Sunday night at KeyArena, the Timberwolves pulled a fast one: They put two guys on Baker. Every time he got the ball, he was swarmed by Tom Hammonds and Stephon Marbury or Kevin Garnett and a very angry Stephon Marbury, who felt, he said, that his team had played so poorly in Game 1 that his "manhood got tested." For Baker, Game 2 was a blur of changing, charging faces, flailing arms and rapid-fire passes back out to the wing. Baker played 39 minutes—on Friday night he had played only 28—but attempted just six shots, finishing with eight points and nine rebounds.
Saunders had called it. In the first game the Sonics were 5 for 21 from treyland. In the second they were 8 for 25, but Saunders had chosen his poison well. The Timberwolves won 98-93. Early on Monday morning, the teams flew to Minneapolis, knowing their season had at least two more games in it, one on Tuesday, one on Thursday, both at the Target Center. The "if necessary" Game 5 would be played on Saturday at KeyArena.
Late in the second game Baker found himself back on a cushioned seat on the Seattle bench. This time his mouth was shut and his eyes were glued to the floor in front of him. He was suffering, and you could only sympathize with him because he is such an exceedingly nice man. In the stands Jean Baker was slumped in her chair, her hair sagging a bit from the humidity generated by 17,000 disappointed people. Back in Old Saybrook, James Baker sat alone in front of the TV, his potato chips and sodas laid out before him, ready for the modest victory party that never got started.

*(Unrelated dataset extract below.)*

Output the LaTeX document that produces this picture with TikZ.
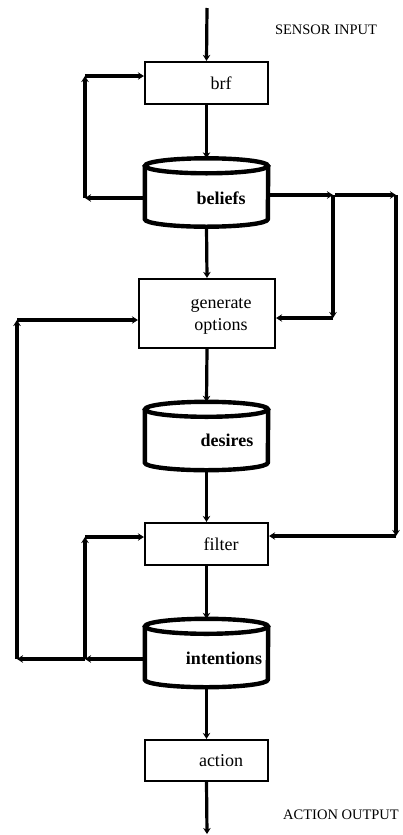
\documentclass[tikz,border=0pt]{standalone}
\usepackage{fontspec}
\setmainfont{Liberation Serif}
\usetikzlibrary{arrows.meta}

\tikzset{
	box/.style={draw, line width=2.2pt, inner sep=0pt, minimum width=123pt, minimum height=42pt},
	store/.style={inner sep=0pt, minimum width=123pt, minimum height=68pt},
	cyl/.style={draw, line width=4.4pt, fill=white},
	boxtext/.style={inner sep=0pt, font=\fontsize{18}{22}\selectfont, align=center},
	storetext/.style={inner sep=0pt, font=\fontsize{18}{22}\selectfont\bfseries},
	io/.style={inner sep=0pt, font=\fontsize{14.5}{17}\selectfont},
	flow/.style={line width=3.2pt, -{Stealth[length=6pt,width=7.5pt]}},
}

\begin{document}
\begin{tikzpicture}[x=1pt, y=-1pt]
		\useasboundingbox (0,0) rectangle (402,835);
		
		% boxes
		\node[box] (brf) at (206.5,83) {};
		\node[box, minimum width=136pt, minimum height=69pt] (gen) at (207,313.5) {};
		\node[box] (fil) at (206.5,544) {};
		\node[box, minimum height=41pt] (act) at (206.5,760.5) {};
		
		% stores
		\node[store] (bel) at (206.5,192.5) {};
		\node[store] (des) at (206.5,436) {};
		\node[store] (int) at (206.5,653) {};
		\foreach \s in {bel,des,int}{
			\draw[cyl] ([yshift=-7.5pt]\s.north west) -- ([yshift=7.5pt]\s.south west)
				arc (180:360:61.5pt and 7.5pt) -- ([yshift=-7.5pt]\s.north east);
			\draw[cyl] ([yshift=-7.5pt]\s.north) ellipse (61.5pt and 7.5pt);
		}
		
		% texts
		\node[boxtext] (brf-t) at ([shift={(14.5,0)}]brf) {brf};
		\node[boxtext] (gen-t) at ([shift={(14,3)}]gen) {generate\\options};
		\node[boxtext] (fil-t) at ([shift={(14.5,0)}]fil) {filter};
		\node[boxtext] (act-t) at ([shift={(14.5,0)}]act) {action};
		\node[storetext] (bel-t) at ([shift={(14.5,5.5)}]bel) {beliefs};
		\node[storetext] (des-t) at ([shift={(20.5,4)}]des) {desires};
		\node[storetext] (int-t) at ([shift={(17.5,5)}]int) {intentions};
		\node[io] (sensor) at (326,30) {SENSOR INPUT};
		\node[io] (output) at (341,815) {ACTION OUTPUT};
		
		\coordinate (in) at (207,8);
		\coordinate (out) at (207,834);
		\coordinate (bl1) at (85,198);
		\coordinate (bl2) at (85,76);
		\coordinate (br1) at (333,195);
		\coordinate (br2) at (396,195);
		\coordinate (br3) at (333,318);
		\coordinate (br4) at (396,536);
		\coordinate (fl1) at (85,659);
		\coordinate (fl2) at (85,537);
		\coordinate (gl1) at (17,659);
		\coordinate (gl2) at (17,320);
		
		% main line
		\draw[flow] (in) -- (brf.north);
		\draw[flow] (brf.south) -- (bel.north);
		\draw[flow] (bel.south) -- (gen.north);
		\draw[flow] (gen.south) -- (des.north);
		\draw[flow] (des.south) -- (fil.north);
		\draw[flow] (fil.south) -- (int.north);
		\draw[flow] (int.south) -- (act.north);
		\draw[flow] (act.south) -- (out);
		
		% beliefs back to brf
		\draw[flow] (bel.west |- bl1) -- (bl1);
		\draw[flow] (bl1) -- (bl2);
		\draw[flow] (bl2) -- (brf.west |- bl2);
		
		% beliefs to generate options and filter
		\draw[flow] (bel.east |- br1) -- (br1);
		\draw[flow] ([xshift=2pt]br1) -- (br2);
		\draw[flow] (br1) -- (br3);
		\draw[flow] (br3) -- (gen.east |- br3);
		\draw[flow] (br2) -- (br4);
		\draw[flow] (br4) -- (fil.east |- br4);
		
		% intentions back
		\draw[flow] (int.west |- fl1) -- (fl1);
		\draw[flow] (fl1) -- (gl1);
		\draw[flow] (fl1) -- (fl2);
		\draw[flow] (fl2) -- (fil.west |- fl2);
		\draw[flow] (gl1) -- (gl2);
		\draw[flow] (gl2) -- (gen.west |- gl2);
	\end{tikzpicture}
\end{document}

Late Sunday night everybody had a theory about Vin Baker's second postseason game. Payton felt that Baker had not been aggressive enough. Karl thought he had been too selfless, passing out of the double teams rather than trying to muscle his way to the hoop. Baker himself offered no novel theories, and he made no excuses. He said he'd have to look at the tapes of Game 2 and make adjustments for Game 3. Find opportunities. Find holes. Be aggressive, be assertive. He didn't sound worried. He sounded as if he had been playing playoff basketball all his life. The question remains: Is Vin Baker a playoff player? The evidence after two games was inconclusive.